Urbanwomen – Aku resign dari pekerjaan karena lingkungan yang sangat toxic. Sekitar tahun 2004 aku ikut suami ke Kalimantan Timur sekitar tahun 2014, belum bekerja. Suami bekerja di tambang batu bara, aku mendaftar pekerjaan dan diterima di sebuah rumah sakit sebagai pegawai honorer.
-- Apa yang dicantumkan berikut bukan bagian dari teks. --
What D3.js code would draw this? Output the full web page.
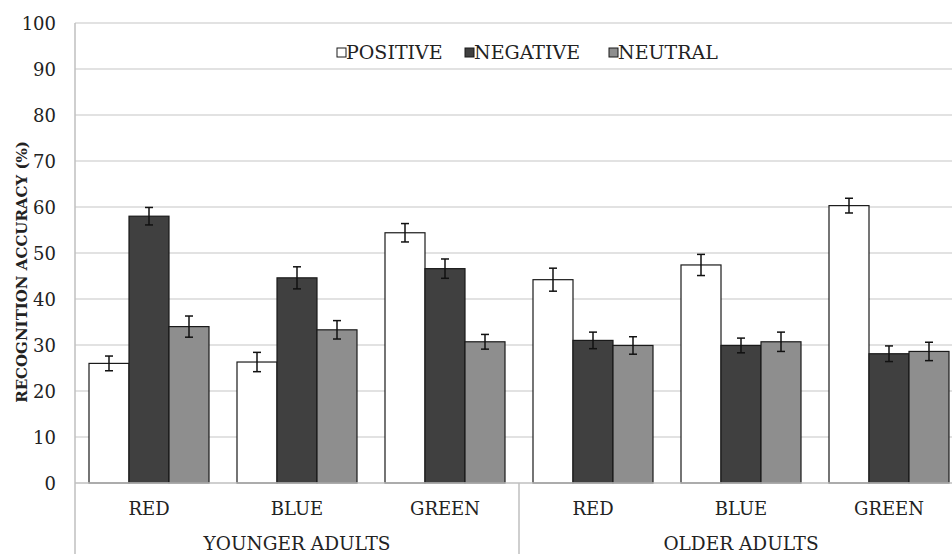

Awalnya aku tidak ambil pusing pada lingkungan kerja yang tidak sehat. Memasuki tahun kedua aku mulai merasa tidak nyaman. Teman saling menjelekkan, bahkan aku pernah di kambinghitamkan. Karena statusku honorerku, aku jadi ketakutan. Jadi, apapun yang dilakukan senior dan teman lainnya aku berusaha menerimanya.
Memasuki tahun ketiga dan keempat aku masih bertahan sambil menunggu kehamilan. Semakin terlihat betapa tidak sehatnya lingkungan pekerjaanku. Sering ada perbedaan antara senior dan junior, beban pekerjaan tidak sebanding, pembagian jadwal kerja antara senior dan junior juga tidak adil. Tahun kelima, rasanya sudah tidak kuat berada di tempat kerja seperti itu, namun banyak hal yang perlu kupertimbangkan sebelum memutuskan resign. Aku bertahan karena perekonomian keluarga belum stabil, dan aku belum punyai anak.
Sampai di tahun keenam, aku hamil. Beberapa kali aku mendapat sindiran, dianggap malas, lebay. Aku berusaha tidak ambil hati. Kami bekerja di fasilitas kesehatan, seharusnya bisa memperlakukan perempuan hamil dengan baik, tapi itu hanya berlaku bagi pasien. Terus-menerus mendapat sindiran ditambah tekanan pekerjaan yang cukup besar, keinginanku untuk resign bertambah kuat. Kepala ruangan sempat menahanku. Setelah anakku lahir aku masuk kerja kembali, tapi hanya bertahan dua hari. Stres sekali waktu itu, sampai ASI-ku tidak lancar. Tepat habis masa kontrak, aku mengajukan resign dan sudah pasrah jika kembali ke Jawa aku tidak mendapatkan pekerjaan atau tidak melanjutkan karir lagi.
Baca Juga: Bukan Tanpa Alasan Tinggal di Lingkungan yang Tenang Memang Idaman
Tiap kali mengalami hal yang tidak mudah, suamikulah yang menjadi support system bersama beberapa teman dekat di kantor. Beruntung aku memiliki suami yang sangat baik, pengertian, dan selalu mendukungku. Aku dan suami saling mencari solusi dari setiap masalah yang kami hadapi. Setelah resign, aku sempat menenangkan diri untuk memulihkan kondisi. Hampir setahun aku tidak bekerja kembali. Kini aku berhasil keluar dari jeratan lingkungan kerja yang toxic dan sudah mendapat pekerjaan baru.
Sebelum resign pertimbangkan hal-hal penting, seperti keuangan dan kesehatan mental. Jika kita sudah mencoba mengatasi beberapa masalah di lingkungan kerja toxic namun tidak ada perubahan dan kita siap untuk resign, tak ada salahnya mewujudkannya. Jangan sampai masalah lingkungan kerja mempengaruhi kehidupanmu.